DARMIAN 4-Centra un palo sull’unica conclusione realmente pericolosa, d’accordo: poi? Puntuale sulla fascia, ancor più puntuale nell’attardarsi in dribbling farraginosi e finte cui non abboccherebbero le sagome in allenamento. Sui cross, con entrambi i piedi, meglio un caritatevole “io non c’ero, e se c’ero dormivo”. Un giorno qualcuno ci spiegherà la moda cretina di piazzare un destro a sinistra, e non certo per sfruttarne i rientri. Naturalmente l’idea che si cerchi di aumentarne il valore di mercato spostandolo in una posizione meno presidiata, e materializzando una mezza truffa ai danni del calcio come fatto tecnico, è solo una fantasia complottista.

IMMOBILE 4-Passare da Luis Alberto a Verratti sarebbe un problema anche per il compianto numero 14 arancione. Lui ci mette il resto giocando letteralmente a nascondino alle spalle dell’avversario. Non gli arrivano palloni, e se arrivassero non lo troverebbero. Irriconoscibile.

BELOTTI 4-C’era anche lui? Sì, per sbagliare sottorete un colpo di testa non impossibile con mezza porta spalancata, e non fare praticamente altro. Era proprio il caso di forzarne il recupero, con quel fisico e addirittura dal primo minuto?

ÉDER 2-Un ectoplasma, fra l’altro platealmente fuori forma. Toccherà un paio di palloni, e non diciamo come. Convocare qualcuno realmente in attività era troppo ovvio?

INSIGNE 1-Uno spezzone da schiaffi, nel quale si ingarbuglia in arabeschi involuti e sterili quando servirebbe concretezza: un altro che, quando si tratta di prendersi delle responsabilità, è preferibile lasciare davanti alla Tv. Ciliegina sulla torta nel dopopartita, in cui dichiara che gli altri hanno segnato ma l’Italia “ha fatto tanto”. La partita, lo conferma il campo, non l’ha giocata.
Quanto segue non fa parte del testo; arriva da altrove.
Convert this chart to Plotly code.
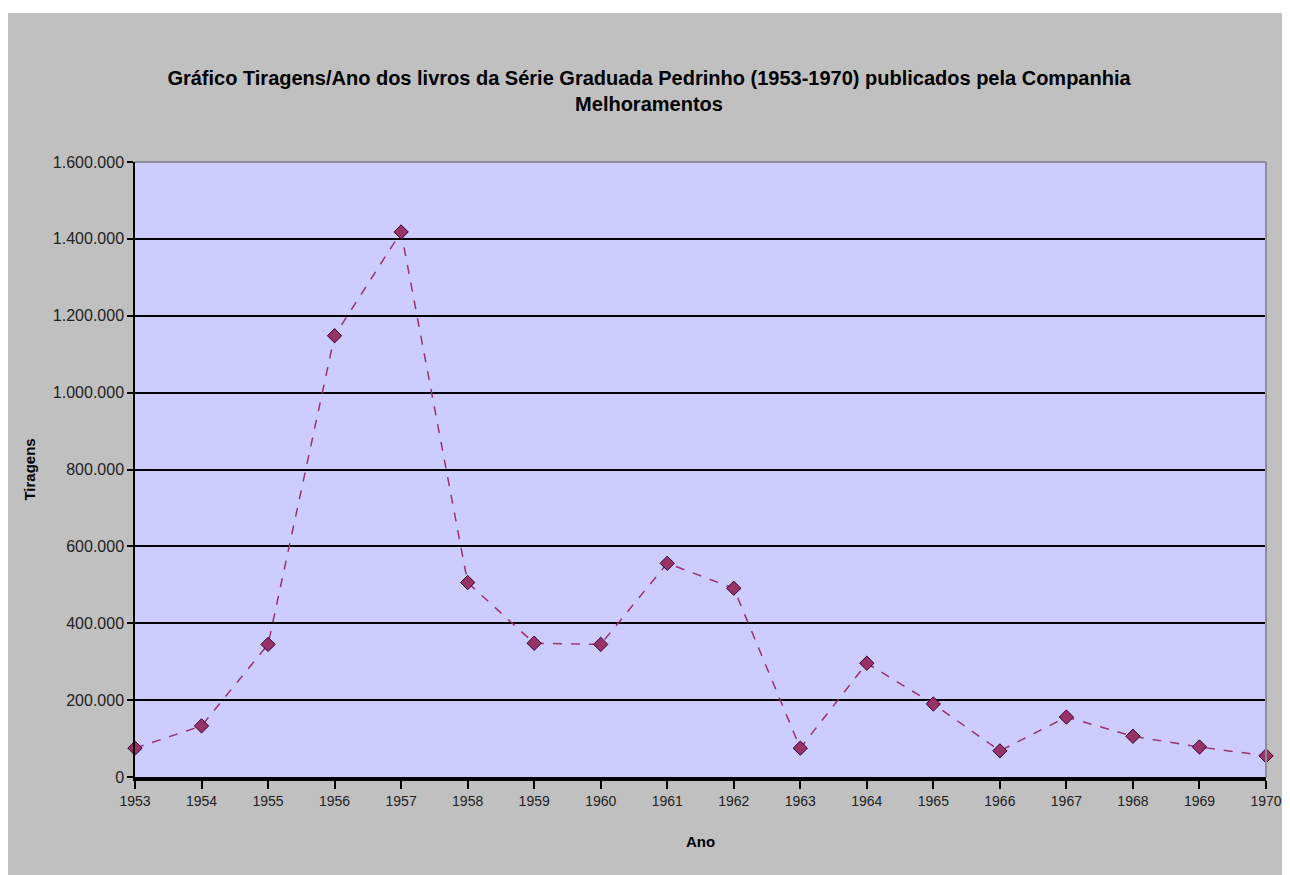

E, lo confermano certi commenti, non l’ha neppure seguita. Ma allora come ha passato la serata svedese?


VENTURA 1-All’uomo che non è: altrimenti si sarebbe dimesso dopo Madrid, dove aveva perso in maniera definitiva il controllo dello spogliatoio, o dopo aver penosamente concluso il girone, sia pure col minimo sindacale del secondo posto e del ruolo di testa di serie nel sorteggio per i play-off.
Ai dirigenti che non ha, e che se esistessero avrebbero provveduto al posto suo prima dello scempio di ieri sera.
I suoi avvocati sosterranno che non è facile cavare qualcosa da undici tromboni sfiatati, senza dignità né idee.
Già, ma chi ha dato loro il “gioco” ammirato in Scandinavia?
Chi li ha convocati alla stregua di fedeli pretoriani – logica già discutibile – nonostante lo abbiano brutalmente scaricato?
Chi continua a ritenere i resti di De Rossi, per citare solo un nome, un imprescindibile riferimento di centrocampo?
Non che in giro abbondino i fenomeni: ma i vari Caldara, Falcinelli, Pellegrini, Cristante – nomi generici, per indicare la tipologia di giocatore – sono almeno in fase ascendente, sprizzano energia, hanno fame.
Davvero avrebbero fatto peggio degli ologrammi scesi in campo, e della cui esperienza – unico punto a loro favore – non ci si è davvero giovati?
Una proposta neppure troppo scherzosa: schierare al ritorno l’Under 21 di Gigi Di Biagio.
Quanto ha mostrato in termini di gioco e carattere basta e avanza per lasciare a casa gli antisportivi vichinghi.


ÇAKIR 3-I civilissimi nordici la mettono sul piano delle provocazioni al limite del Regolamento, quindi studiate e motivate come se fossero loro ad aver subito il celeberrimo “biscotto”.
E lui non fa l’arbitro: fa da palo, richiamando teatralmente i contendenti come se le responsabilità fossero sempre cinquanta e cinquanta.
Beninteso, dietro una designazione del genere c’è (o non c’è?) una Federcalcio: non si sa se più incapace o più menefreghista nel tutelare la Nazionale.